The biological roots of generosity and selfishness have long fascinated neuroscientists. As social animals, primates depend upon cooperation; yet in times of scarcity or in the quest for status, selfishness often wins out.
Global imaging studies in humans have shown many brain regions seem to be involved in decisions about sharing. Yale’s Steve Chang and colleagues decided to focus on neuronal activity between two specific brain regions of monkeys faced with a decision about whether or not to share fruit juice with another monkey.
In one scenario, the monkey could decide to give a drink to a companion or throw it out. In an alternative scenario, they could drink fruit juice alone or simultaneously share a drink with another monkey.
It turns out monkeys like to drink alone. But, if the alternative is to see the drink dumped in a bin, they prefer to give the other monkey a juice break.
In both scenarios, researchers found distinct patterns of interaction in neuronal activity between the amygdala, a relatively primitive area of the brain, and the medial frontal cortex, an area where more deliberate thoughts originate. When monkeys were generous or pro-social, the interactions between these brain regions were highly synchronized, occurring at the same rate. When they were being anti-social, this synchronicity was markedly suppressed.
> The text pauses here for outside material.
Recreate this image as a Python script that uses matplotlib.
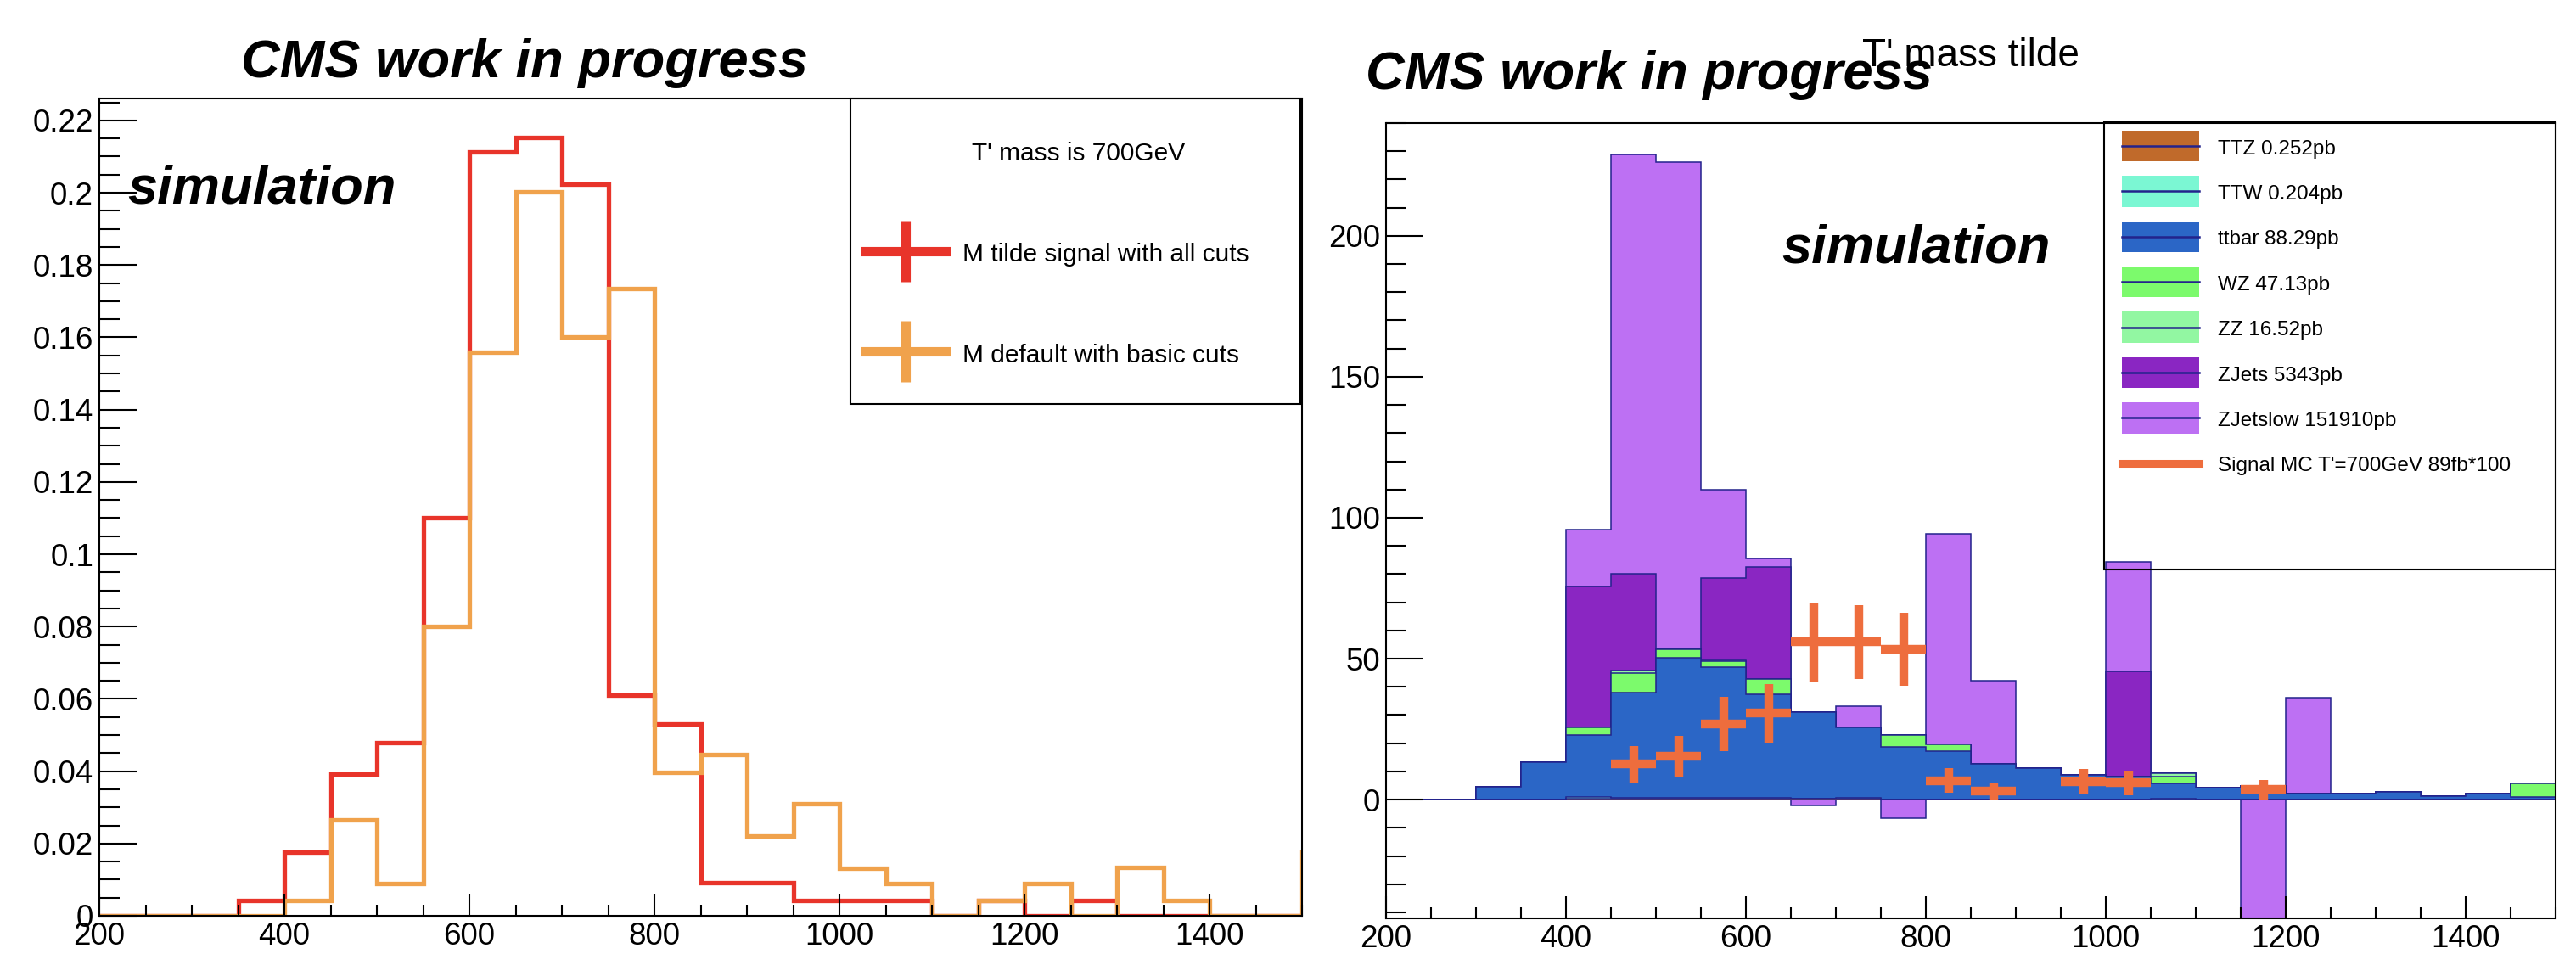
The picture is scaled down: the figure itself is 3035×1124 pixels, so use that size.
import numpy as np
import matplotlib
matplotlib.use("Agg")
import matplotlib.pyplot as plt
from matplotlib.lines import Line2D
from matplotlib.patches import Patch, Rectangle
from matplotlib.legend_handler import HandlerTuple, HandlerPatch
from matplotlib.ticker import MultipleLocator, FuncFormatter

plt.rcParams['font.family'] = ['Liberation Sans', 'DejaVu Sans']

# 50 GeV bins from 200 to 1500, shared by both pads
edges = np.arange(200, 1501, 50)

# left pad: normalised T' mass, 700 GeV signal
mtilde_all_cuts = [0, 0, 0, 0.0043, 0.0177, 0.0391, 0.048, 0.110, 0.2112, 0.2153,
                   0.2023, 0.0611, 0.053, 0.0091, 0.0091, 0.0042, 0.0042, 0.0042,
                   0, 0.0042, 0, 0.0042, 0, 0, 0, 0]
mdefault_basic_cuts = [0, 0, 0, 0, 0.0043, 0.0266, 0.0089, 0.080, 0.1558, 0.2003,
                       0.160, 0.1734, 0.0396, 0.0446, 0.022, 0.031, 0.0132, 0.009,
                       0, 0.0043, 0.009, 0, 0.0133, 0.0043, 0, 0]
mdefault_overflow = 0.0175

# right pad: stacked backgrounds (bottom to top) and scaled signal
ttz = [0, 0, 0, 0, 0.2, 0.4, 0.4, 0.4, 0.4, 0.2, 0.2, 0, 0, 0, 0, 0, 0, 0,
       0, 0, 0, 0, 0, 0, 0, 0]
ttw = [0, 0, 0, 0, 0.6, 0.3, 0.3, 0.3, 0.3, 0, 0.3, 0, 0, 0, 0, 0, 0, 0.3,
       0, 0, 0, 0, 0, 0, 0, 0]
ttbar = [0, 0, 4.5, 13.3, 22.1, 37.2, 49.7, 46.3, 36.6, 30.9, 25.2, 18.6, 17.1,
         12.6, 11.1, 8.7, 8.1, 5.4, 4.2, 4.8, 2.2, 2.2, 2.8, 1.2, 2.2, 1.0]
wz = [0, 0, 0, 0, 2.6, 6.9, 2.8, 2.1, 5.6, 0, 0, 4.3, 2.4, 0, 0, 0, 0, 2.4,
      0, 0, 0, 0, 0, 0, 0, 4.7]
zz = [0, 0, 0, 0, 0, 0.9, 0, 0.3, 0, 0, 0, 0, 0, 0, 0, 0, 0, 1.2,
      0, 0, 0, 0, 0, 0, 0, 0]
zjets = [0, 0, 0, 0, 50.2, 34.5, 0, 29.1, 39.6, 0, 0, 0, 0, 0, 0, 0, 37.5, 0,
         0, 0, 0, 0, 0, 0, 0, 0]
zjetslow = [0, 0, 0, 0, 20.1, 148.8, 172.8, 31.3, 3.0, -33.2, 7.5, -29.6, 74.8,
            29.6, 0, 0, 38.6, 0, 0, -70.0, 33.9, 0, 0, 0, 0, 0]
signal = [0, 0, 0, 0, 0, 12.6, 15.4, 26.8, 30.6, 55.9, 55.9, 53.4, 6.7, 3.0, 0,
          6.3, 6.0, 0, 0, 3.6, 0, 0, 0, 0, 0, 0]
signal_err = [0, 0, 0, 0, 0, 6.4, 7.1, 9.6, 10.3, 14.0, 13.0, 12.9, 4.4, 3.0, 0,
              4.6, 4.4, 0, 0, 3.5, 0, 0, 0, 0, 0, 0]

stack_layers = [ttz, ttw, ttbar, wz, zz, zjets, zjetslow]
stack_labels = ["TTZ 0.252pb", "TTW 0.204pb", "ttbar 88.29pb", "WZ 47.13pb",
                "ZZ 16.52pb", "ZJets 5343pb", "ZJetslow 151910pb"]
stack_colors = ["#C06A2B", "#7BF7D3", "#2B66C6", "#7CFA6C", "#92F7A2",
                "#8A26C2", "#BD70F3"]
signal_label = "Signal MC T'=700GeV 89fb*100"

red = "#E8342A"
orange = "#F0A24C"
signal_color = "#EE6D3D"
navy = "#23238C"

W, H = 3035, 1124
fig = plt.figure(figsize=(W / 100, H / 100), dpi=100)


def root_style(ax, ymajor, yminor):
    ax.set_xlim(200, 1500)
    ax.xaxis.set_major_locator(MultipleLocator(200))
    ax.xaxis.set_minor_locator(MultipleLocator(50))
    ax.yaxis.set_major_locator(MultipleLocator(ymajor))
    ax.yaxis.set_minor_locator(MultipleLocator(yminor))
    ax.yaxis.set_major_formatter(FuncFormatter(lambda v, p: "%g" % round(v, 6)))
    ax.tick_params(which="both", direction="in", top=False, right=False,
                   width=1.5, labelsize=26.5)
    ax.tick_params(axis="y", which="major", length=32, pad=5)
    ax.tick_params(axis="y", which="minor", length=17)
    ax.tick_params(axis="x", which="major", length=19, pad=5)
    ax.tick_params(axis="x", which="minor", length=9.5)
    for s in ax.spines.values():
        s.set_linewidth(1.5)


def band_patch(legend, orig_handle, xdescent, ydescent, width, height, fontsize):
    # ROOT-like fill box, centred on the line drawn through it
    mid = (height - ydescent) / 2
    h = 1.5 * fontsize
    return Rectangle((-xdescent, mid - h / 2), width, h)


# ---- left pad ----
ax1 = fig.add_axes([117 / W, 1 - 1079 / H, (1534 - 117) / W, (1079 - 116) / H])
ax1.stairs(mtilde_all_cuts, edges, color=red, lw=3.8)
ax1.stairs(mdefault_basic_cuts + [mdefault_overflow], np.append(edges, 1550),
           color=orange, lw=3.8)
ax1.set_ylim(0, max(mtilde_all_cuts) * 1.05)
root_style(ax1, 0.02, 0.005)

h_red = Line2D([], [], color=red, lw=8, marker="|", markersize=52, mew=8)
h_orange = Line2D([], [], color=orange, lw=8, marker="|", markersize=52, mew=8)
leg1 = ax1.legend([h_red, h_orange],
                  ["M tilde signal with all cuts", "M default with basic cuts"],
                  title="T' mass is 700GeV", loc="upper left",
                  bbox_to_anchor=(1020 / W, 1 - 167 / H), bbox_transform=fig.transFigure,
                  frameon=False, fontsize=21.5, title_fontsize=21.5, numpoints=1,
                  handlelength=3.14, handleheight=1.14, labelspacing=2.95,
                  handletextpad=0.67, borderpad=0, borderaxespad=0)
leg1.get_title().set_position((25, 0))
fig.add_artist(Rectangle((1002 / W, 1 - 476 / H), 530 / W, 360 / H,
                         transform=fig.transFigure, fill=False, lw=1.5, ec="black"))

# ---- right pad ----
ax2 = fig.add_axes([1633 / W, 1 - 1081.6 / H, (3011 - 1633) / W, (1081.6 - 145) / H])
cum = np.cumsum(np.array(stack_layers), axis=0)
# ROOT draws every cumulative sum from zero, topmost first
for k in range(len(stack_layers) - 1, -1, -1):
    ax2.stairs(cum[k], edges, baseline=0, fill=True, facecolor=stack_colors[k],
               edgecolor=navy, lw=1.1)

centers = (edges[:-1] + edges[1:]) / 2
sig = np.array(signal)
err = np.array(signal_err)
has = sig > 0
ax2.errorbar(centers[has], sig[has], xerr=25, yerr=err[has], fmt="none",
             ecolor=signal_color, elinewidth=7.5, capsize=0, zorder=5)
ax2.set_ylim(-42, 240)
root_style(ax2, 50, 10)

handles = [(Patch(facecolor=c, edgecolor="none"), Line2D([], [], color=navy, lw=1.8))
           for c in stack_colors]
handles.append(Line2D([], [], color=signal_color, lw=6.5))
ax2.legend(handles, stack_labels + [signal_label], loc="upper left",
           handler_map={tuple: HandlerTuple(ndivide=1, pad=0),
                        Patch: HandlerPatch(patch_func=band_patch)},
           bbox_to_anchor=(2500 / W, 1 - 162.5 / H), bbox_transform=fig.transFigure,
           frameon=False, fontsize=17.5, handlelength=3.74, handleheight=1.0,
           labelspacing=1.2, handletextpad=0.9, borderpad=0, borderaxespad=0)
fig.add_artist(Rectangle((2479 / W, 1 - 671 / H), 532 / W, 527 / H,
                         transform=fig.transFigure, fill=False, lw=1.5, ec="black"))

# ---- labels ----
bold_it = dict(fontsize=45.5, fontweight="bold", fontstyle="italic", va="baseline")
fig.text(2322 / W, 1 - 78 / H, "T' mass tilde", fontsize=33, ha="center",
         va="baseline", zorder=2)
fig.text(284 / W, 1 - 91 / H, "CMS work in progress", zorder=3, **bold_it)
fig.text(1609 / W, 1 - 105 / H, "CMS work in progress", zorder=3, **bold_it)
fig.text(150 / W, 1 - 239 / H, "simulation", zorder=3, **bold_it)
fig.text(2099 / W, 1 - 310 / H, "simulation", zorder=3, **bold_it)

fig.savefig("out.png", dpi=100, facecolor="white")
The researchers found that they could use the differences in synchronicity of the interactions to predict what decision the monkey had made: They merely had to look at the neuronal data.
“We found a unique signature of neural synchrony that reflects whether a pro-social or an anti-social decision was made,” said Chang, senior author of the Nature Neuroscience paper and an assistant professor of psychology and neuroscience.
He and his team also found other key differentiating characteristics in the brain during decision making. For instance, when animals were being pro-social, neuronal interactions were transmitted at one frequency, and when anti-social, at another frequency. The frequency was determined by the brain region in which neurons fired.
“We all know there are individual differences in levels of generosity,” Chang said. “Maybe Scrooge did not have high levels of synchrony after all.”